After the commune of Les Lilas was created by detaching parts of Romainville, Pantin and Bagnolet in 1867, the new council led by the mayor, Victor Guérin-Delaroche, looked for a place in which to hold meetings. They initially rented offices on the ground floor at No. 45 Rue de Paris and then in a private house at No. 100 Rue de Paris. In June 1880, after finding this arrangement inadequate, the council led by the mayor, Edmond Jacquet, decided to commission a dedicated town hall. The site they selected, at No. 96 Rue de Paris, was acquired from Messrs Hurbe, Rozière, and Mallet for FFr 15,500. The foundation stone for the new building was laid by the Prefect of the Seine, Eugène Poubelle, on 19 August 1883. It was designed by Paul Héneux in the neoclassical style, built in ashlar stone and was officially opened by the mayor, François-Anselme Péan, in 1884.

The design involved a symmetrical main frontage of five bays with the end bays recessed. The central section of three bays featured a short flight of steps leading up to three round-headed openings formed by Ionic order columns, decorated with lilac flowers, supporting voussoirs.
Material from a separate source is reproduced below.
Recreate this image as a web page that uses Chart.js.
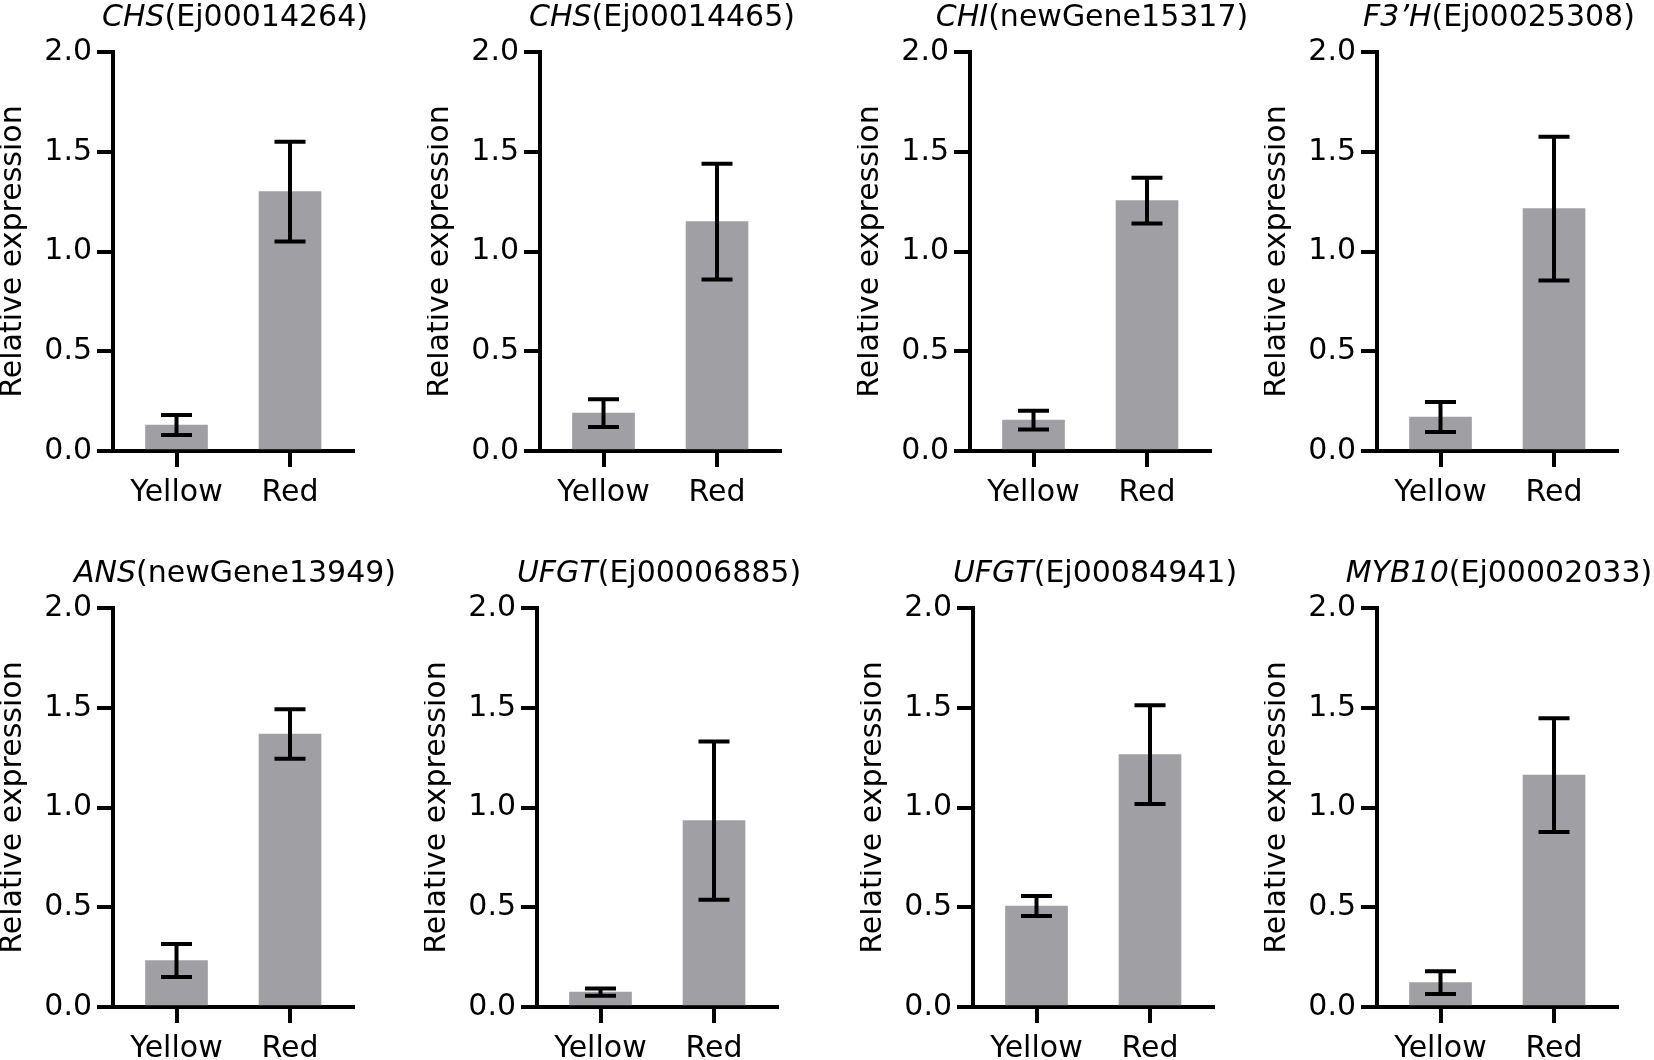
<!DOCTYPE html>
<html>
<head>
<meta charset="utf-8">
<script src="https://cdn.jsdelivr.net/npm/chart.js@4.4.1/dist/chart.umd.min.js"></script>
<style>
  html, body { margin: 0; padding: 0; background: #fff; overflow: hidden; }
  body { width: 1654px; height: 1060px; position: relative; }
  canvas { position: absolute; }
</style>
</head>
<body>
<script>
// gene labels (italic part + id part)
const geneNames = ['CHS', 'CHS', 'CHI', 'F3\u2019H', 'ANS', 'UFGT', 'UFGT', 'MYB10'];
const geneIds = ['(Ej00014264)', '(Ej00014465)', '(newGene15317)', '(Ej00025308)',
                 '(newGene13949)', '(Ej00006885)', '(Ej00084941)', '(Ej00002033)'];
const groups = ['Yellow', 'Red'];

// mean and error (SD)
const yellowMean = [0.13, 0.19, 0.155, 0.17, 0.233, 0.075, 0.506, 0.122];
const yellowErr  = [0.05, 0.07, 0.047, 0.075, 0.083, 0.018, 0.05, 0.057];
const redMean    = [1.30, 1.15, 1.255, 1.215, 1.368, 0.934, 1.265, 1.162];
const redErr     = [0.25, 0.29, 0.115, 0.36, 0.124, 0.397, 0.247, 0.285];

const yTicks = [0, 0.5, 1.0, 1.5, 2.0];

// panel placement (left edge of each y axis, top of each row)
const axisLeft = [[113, 540, 970, 1377], [113, 537, 973, 1377]];
const rowTop = [0, 556];

Chart.defaults.font.family = '"DejaVu Sans", sans-serif';
Chart.defaults.color = '#000';

const FONT = 30;
const BAR_GRAY = '#a0a0a4';

// error bars drawn from the y scale
const errorBars = {
  id: 'errorBars',
  afterDatasetsDraw(chart) {
    const ctx = chart.ctx;
    const y = chart.scales.y;
    const ds = chart.data.datasets[0];
    const meta = chart.getDatasetMeta(0);
    ctx.save();
    ctx.strokeStyle = '#000';
    ctx.lineWidth = 4;
    meta.data.forEach((bar, i) => {
      const m = ds.data[i].y, e = ds.errors[i];
      const top = y.getPixelForValue(m + e);
      const bot = y.getPixelForValue(m - e);
      ctx.beginPath();
      ctx.moveTo(bar.x, top); ctx.lineTo(bar.x, bot);
      ctx.moveTo(bar.x - 15.5, top); ctx.lineTo(bar.x + 15.5, top);
      ctx.moveTo(bar.x - 15.5, bot); ctx.lineTo(bar.x + 15.5, bot);
      ctx.stroke();
    });
    ctx.restore();
  }
};

// title with italic gene name followed by the plain id
const splitTitle = {
  id: 'splitTitle',
  afterDraw(chart, args, opts) {
    const ctx = chart.ctx;
    const area = chart.chartArea;
    ctx.save();
    ctx.fillStyle = '#000';
    ctx.textBaseline = 'alphabetic';
    ctx.font = 'italic ' + FONT + 'px "DejaVu Sans"';
    const w1 = ctx.measureText(opts.name).width;
    ctx.font = FONT + 'px "DejaVu Sans"';
    const w2 = ctx.measureText(opts.id).width;
    let x = (area.left + area.right) / 2 + 2 - (w1 + w2) / 2;
    ctx.font = 'italic ' + FONT + 'px "DejaVu Sans"';
    ctx.fillText(opts.name, x, 26);
    ctx.font = FONT + 'px "DejaVu Sans"';
    ctx.fillText(opts.id, x + w1, 26);
    ctx.restore();
  }
};

const axisLine = { display: true, width: 4, color: '#000' };
const tickMarks = { drawOnChartArea: false, drawTicks: true, tickLength: 16, lineWidth: 4, color: '#000', offset: false };

for (let i = 0; i < geneNames.length; i++) {
  const row = Math.floor(i / 4), col = i % 4;
  const canvas = document.createElement('canvas');
  canvas.width = 430;
  canvas.height = 530;
  canvas.style.width = '430px';
  canvas.style.height = '530px';
  canvas.style.left = (axisLeft[row][col] - 113) + 'px';
  canvas.style.top = rowTop[row] + 'px';
  document.body.appendChild(canvas);

  new Chart(canvas.getContext('2d'), {
    type: 'bar',
    data: {
      datasets: [{
        data: [{ x: 0, y: yellowMean[i] }, { x: 1, y: redMean[i] }],
        errors: [yellowErr[i], redErr[i]],
        backgroundColor: BAR_GRAY,
        borderWidth: 0,
        barThickness: 62
      }]
    },
    options: {
      responsive: false,
      animation: false,
      events: [],
      layout: { padding: { top: 52, bottom: 19, left: 0, right: 77 } },
      scales: {
        x: {
          type: 'linear',
          min: -0.5595,
          max: 1.555,
          offset: false,
          z: 1,
          afterBuildTicks: axis => { axis.ticks = groups.map((g, k) => ({ value: k })); },
          afterFit: axis => { axis.height = 60; },
          ticks: {
            callback: v => groups[v],
            font: { size: FONT },
            color: '#000',
            padding: 8,
            autoSkip: false,
            maxRotation: 0
          },
          grid: tickMarks,
          border: axisLine
        },
        y: {
          min: 0,
          max: 2,
          z: 1,
          afterBuildTicks: axis => { axis.ticks = yTicks.map(v => ({ value: v })); },
          afterFit: axis => { axis.width = 113; },
          ticks: {
            callback: v => v.toFixed(1),
            font: { size: FONT },
            color: '#000',
            padding: 5
          },
          grid: tickMarks,
          border: axisLine,
          title: {
            display: true,
            text: 'Relative expression',
            font: { size: FONT, lineHeight: 0.9 },
            color: '#000',
            padding: 0
          }
        }
      },
      plugins: {
        legend: { display: false },
        tooltip: { enabled: false },
        splitTitle: { name: geneNames[i], id: geneIds[i] }
      }
    },
    plugins: [errorBars, splitTitle]
  });
}
</script>
</body>
</html>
There were three mullioned and transomed windows on the first floor and a stone balcony in front. At roof level, there was a frieze, a cornice and a parapet surmounted by a clock with a tall triangular pediment flanked by a pair of dormer windows. Behind the clock, there a steep roof with an octagonal lantern. Internally, the principal room was the Salle de Conseil (council chamber).

During the Paris insurrection, part of the Second World War, members of the French Resistance seized the town hall on 17 August 1944. This was eight days before the official liberation of the town by the French 2nd Armoured Division, commanded by General Philippe Leclerc, on 25 August 1944.

Works of art in the building include a painting in the council chamber by Alfred-Henri Bramtot depicting universal suffrage and a painting on the grand staircase by Jean-Léon Gérôme depicting The French Republic. There are also canvases by Édouard Vimont depicting youth and family.